Until his accession to the throne of France, he held the title of Count of Provence as brother of King Louis XVI. On 21 September 1792, the National Convention abolished the monarchy and deposed Louis XVI, who was later executed by guillotine.[3] When his young nephew Louis XVII died in prison in June 1795, the Count of Provence proclaimed himself (titular) king under the name Louis XVIII.[4]

Following the French Revolution and during the Napoleonic era, Louis XVIII lived in exile in Prussia, England, and Russia.[5] When the Sixth Coalition finally defeated Napoleon in 1814, Louis XVIII was placed in what he, and the French royalists, considered his rightful position. However, Napoleon escaped from his exile in Elba and restored his French Empire. Louis XVIII fled, and a Seventh Coalition declared war on the French Empire, defeated Napoleon again, and again restored Louis XVIII to the French throne.

Louis XVIII ruled as king for slightly less than a decade.
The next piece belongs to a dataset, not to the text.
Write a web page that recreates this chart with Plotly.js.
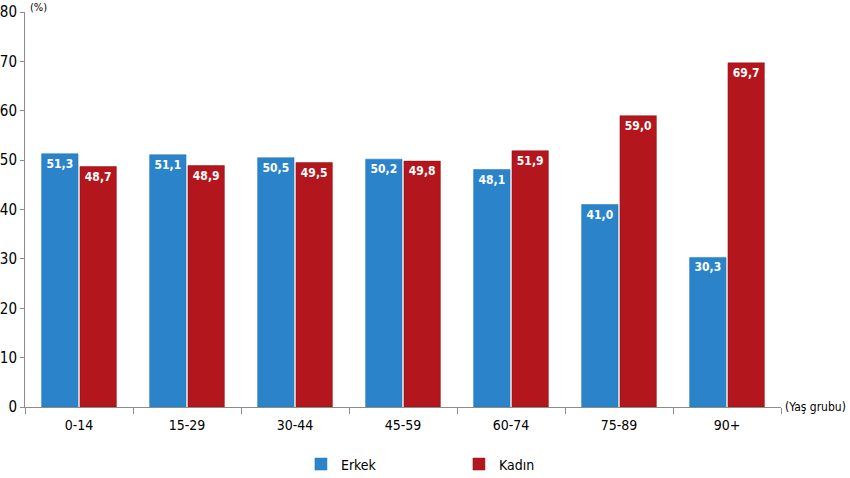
<!DOCTYPE html>
<html>
<head>
<meta charset="utf-8">
<script src="https://cdn.plot.ly/plotly-3.0.1.min.js"></script>
<style>html,body{margin:0;padding:0;background:#fff;}#chart{width:850px;height:478px;}</style>
</head>
<body>
<div id="chart"></div>
<script>
const categories = ["0-14", "15-29", "30-44", "45-59", "60-74", "75-89", "90+"];
const erkek = [51.3, 51.1, 50.5, 50.2, 48.1, 41.0, 30.3];
const kadin = [48.7, 48.9, 49.5, 49.8, 51.9, 59.0, 69.7];
const seriesNames = ["Erkek", "Kadın"];
const yTicks = [0, 10, 20, 30, 40, 50, 60, 70, 80];

const FONT = "'DejaVu Sans Condensed', 'Liberation Sans Narrow', 'Arial Narrow', 'Liberation Sans', Arial, sans-serif";

const labelFont = {family: FONT, size: 12, color: "#ffffff", weight: "bold"};

const traces = [
  {
    type: "bar", name: seriesNames[0], x: categories, y: erkek,
    marker: {color: "#2b84c9", line: {color: "#2274b3", width: 0.5}},
    texttemplate: "<b>%{y:.1f}</b>", textposition: "inside", insidetextanchor: "end",
    textfont: labelFont, textangle: 0, hoverinfo: "none"
  },
  {
    type: "bar", name: seriesNames[1], x: categories, y: kadin,
    marker: {color: "#b3161c", line: {color: "#8e1015", width: 0.5}},
    texttemplate: "<b>%{y:.1f}</b>", textposition: "inside", insidetextanchor: "end",
    textfont: labelFont, textangle: 0, hoverinfo: "none"
  }
];

const layout = {
  width: 850, height: 478,
  margin: {l: 25, r: 69, t: 12, b: 71, autoexpand: false},
  paper_bgcolor: "#ffffff", plot_bgcolor: "#ffffff",
  separators: ",.",
  barmode: "group", bargap: 0.29, bargroupgap: 0.05,
  font: {family: FONT, size: 14, color: "#000"},
  showlegend: true,
  legend: {orientation: "h", x: 0.574, xanchor: "center", y: -0.105, yanchor: "top",
           font: {family: FONT, size: 14, color: "#000"}, entrywidth: 113,
           itemwidth: 30, traceorder: "normal"},
  xaxis: {
    type: "category", showline: true, linecolor: "#8c8c8c", linewidth: 1,
    ticks: "outside", tickson: "boundaries", ticklen: 6, tickcolor: "#8c8c8c",
    showgrid: false, zeroline: false, automargin: false, ticklabelstandoff: 5,
    tickfont: {family: FONT, size: 14, color: "#000"}
  },
  yaxis: {
    range: [0, 80], tickvals: yTicks, ticktext: yTicks.map(String),
    showline: true, linecolor: "#8c8c8c", linewidth: 1,
    ticks: "outside", ticklen: 4, tickcolor: "#8c8c8c",
    showgrid: false, zeroline: false, automargin: false,
    tickfont: {family: FONT, size: 15, color: "#000"}
  },
  annotations: [
    {text: "(Yaş grubu)", xref: "paper", yref: "paper", x: 1.0886, y: 0, xanchor: "right", yanchor: "middle",
     showarrow: false, font: {family: FONT, size: 12, color: "#000"}},
    {text: "(%)", xref: "paper", yref: "paper", x: 0.004, y: 1.0, xanchor: "left", yanchor: "bottom", yshift: -4,
     showarrow: false, font: {family: FONT, size: 11, color: "#000"}}
  ]
};

Plotly.newPlot("chart", traces, layout, {displayModeBar: false, staticPlot: true});
</script>
</body>
</html>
The government of the Bourbon Restoration was a constitutional monarchy, unlike the Ancien Régime, which was absolutist. As a constitutional monarch, Louis XVIII's royal prerogative was reduced substantially by the Charter of 1814, France's new constitution. His return in 1815 led to a second wave of White Terror headed by the Ultra-royalist faction. The following year, Louis dissolved the unpopular parliament, referred to as the Chambre introuvable, giving rise to the liberal Doctrinaires. His reign was further marked by the formation of the Quintuple Alliance and a military intervention in Spain. Louis had no children, so upon his death the crown passed to his brother, Charles X.[6] Louis XVIII was the last French monarch to die while still reigning, as Charles X (1824–1830) abdicated and both Louis Philippe I (1830–1848) and Napoleon III (1852–1870) were deposed.